This semester has flown by and I can’t believe we have our last UGST story class this week! I am so happy and thankful for each person in our class that brought new ideas to the table each week. I feel so lucky to be apart of such a great class and we were even more lucky to have Laura as our teacher and Heather as a peer mentor. Honestly without this class I am unsure if I would have made it through this semester. The learning community we joined was one of the most inviting and I was able to become really close friends with the people in my class. I don’t think I ever left a UGST class being thankful it was over. I know that next semester we won’t have as many classes together but we will always be friends and I know that if I needed anything I could call on my UGST family. Honestly what other class would stay up all night together the night before a big project was due?

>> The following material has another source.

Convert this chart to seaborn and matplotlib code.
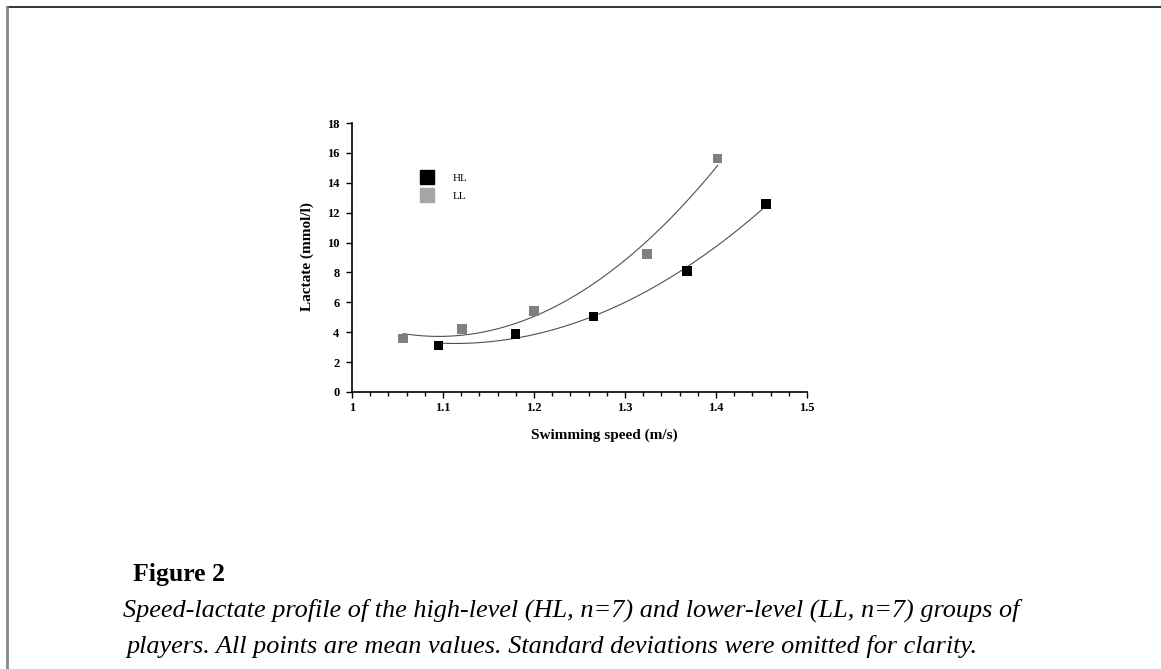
import numpy as np
import pandas as pd
import matplotlib
matplotlib.use("Agg")
import matplotlib.pyplot as plt
from matplotlib.lines import Line2D
from matplotlib.ticker import MultipleLocator, FuncFormatter
import seaborn as sns

# mean values
hl_speed = [1.095, 1.180, 1.265, 1.368, 1.455]
hl_lactate = [3.13, 3.87, 5.07, 8.10, 12.59]
ll_speed = [1.056, 1.121, 1.200, 1.324, 1.402]
ll_lactate = [3.56, 4.21, 5.41, 9.24, 15.61]

groups = ["HL", "LL"]
point_colors = {"HL": "#000000", "LL": "#808080"}
legend_colors = {"HL": "#000000", "LL": "#a6a6a6"}

df = pd.concat([
    pd.DataFrame({"speed": hl_speed, "lactate": hl_lactate, "group": "HL"}),
    pd.DataFrame({"speed": ll_speed, "lactate": ll_lactate, "group": "LL"}),
])

sns.set_style("ticks")
plt.rcParams['font.family'] = ['Liberation Serif', 'DejaVu Serif']
plt.rcParams['text.color'] = 'black'
plt.rcParams['axes.labelcolor'] = 'black'
plt.rcParams['xtick.color'] = 'black'
plt.rcParams['ytick.color'] = 'black'
plt.rcParams['axes.edgecolor'] = 'black'

fig = plt.figure(figsize=(11.61, 6.69), dpi=100)
ax = fig.add_axes([0.3032, 0.4141, 0.3919, 0.402])

# second order trend lines
for g in groups:
    sub = df[df["group"] == g]
    sns.regplot(data=sub, x="speed", y="lactate", order=2, ci=None,
                scatter=False, ax=ax,
                line_kws={"color": "#505050", "lw": 0.8})

sns.scatterplot(data=df, x="speed", y="lactate", hue="group",
                palette=point_colors, marker="s", s=45, linewidth=0,
                ax=ax, legend=False, zorder=3)

ax.set_xlim(1, 1.5)
ax.set_ylim(0, 18)
ax.xaxis.set_major_locator(MultipleLocator(0.1))
ax.xaxis.set_minor_locator(MultipleLocator(0.02))
ax.yaxis.set_major_locator(MultipleLocator(2))
ax.xaxis.set_major_formatter(FuncFormatter(lambda v, p: f"{v:g}"))
ax.tick_params(axis="both", which="major", direction="out", length=4,
               width=1, labelsize=9)
ax.tick_params(axis="x", which="major", pad=3)
ax.tick_params(axis="y", which="major", pad=5)
ax.tick_params(axis="x", which="minor", direction="out", length=3, width=1)
for lab in ax.get_xticklabels() + ax.get_yticklabels():
    lab.set_fontweight("bold")
for sp in ["left", "bottom"]:
    ax.spines[sp].set_linewidth(1.2)
sns.despine(ax=ax)

ax.set_xlabel("Swimming speed (m/s)", fontsize=11, fontweight="bold")
ax.set_ylabel("Lactate (mmol/l)", fontsize=11, fontweight="bold")
ax.xaxis.set_label_coords(0.555, -0.135)
ax.yaxis.set_label_coords(-0.083, 0.505)

handles = [Line2D([], [], marker="s", ls="", color=legend_colors[g],
                  markersize=9.5, label=g) for g in groups]
ax.legend(handles=handles, loc="upper left", bbox_to_anchor=(0.118, 0.85),
          frameon=False, fontsize=8, handletextpad=1.3, labelspacing=0.75)

# page frame
fig.add_artist(Line2D([0.006, 1], [0.9895, 0.9895], color="#111111", lw=1.2))
fig.add_artist(Line2D([0.006, 0.006], [0, 0.9895], color="#888888", lw=2))

fig.text(133 / 1161, 1 - 581 / 669, "Figure 2", fontsize=18.5, fontweight="bold",
         va="baseline", ha="left")
fig.text(123 / 1161, 1 - 617 / 669,
         "Speed-lactate profile of the high-level (HL, n=7) and lower-level (LL, n=7) groups of",
         fontsize=18.9, style="italic", va="baseline", ha="left")
fig.text(127 / 1161, 1 - 653 / 669,
         "players. All points are mean values. Standard deviations were omitted for clarity.",
         fontsize=18.9, style="italic", va="baseline", ha="left")

fig.savefig("out.png", dpi=100)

Coming to college as an undecided major is probably the least exciting thing to do in life because whenever you are about to leave and people ask you what you’re going to major in and you say you’re undecided they always comfort you and say that’s fine. However by Thanksgiving break when you go back home and they ask again what you decided to major in and you still don’t know things get a little awkward. What my family and friends don’t understand is how much I have learned as an undecided major. I have taken really advanced tests and evaluations to help me figure out what would be best for me to do. I have interviewed professional employees and had to talk to adults in a very mature environment. I have had to blog and tweet and put myself out there for employers. I have been given opportunities to learn more about myself and my personality then I ever knew. Really being undecided has allowed me to get further in my education and in maturing then people who decided a major. I know that my experience in UGST not only given me an opportunity to grow up but also pushed me to get outside of my box and get involved with the campus. I have learned so much about career options and opportunities for my future that I am STILL undecided. I thought I knew what I wanted until I started to look at other options again. I think that UNT will be making a huge mistake by cutting the undecided program because this class was my favorite class this semester. Declaring a major will extremely tough for me but I know that I will always have the best advisor so I am not even worried!!!
Good luck UGST family! I know we will do awesome things!!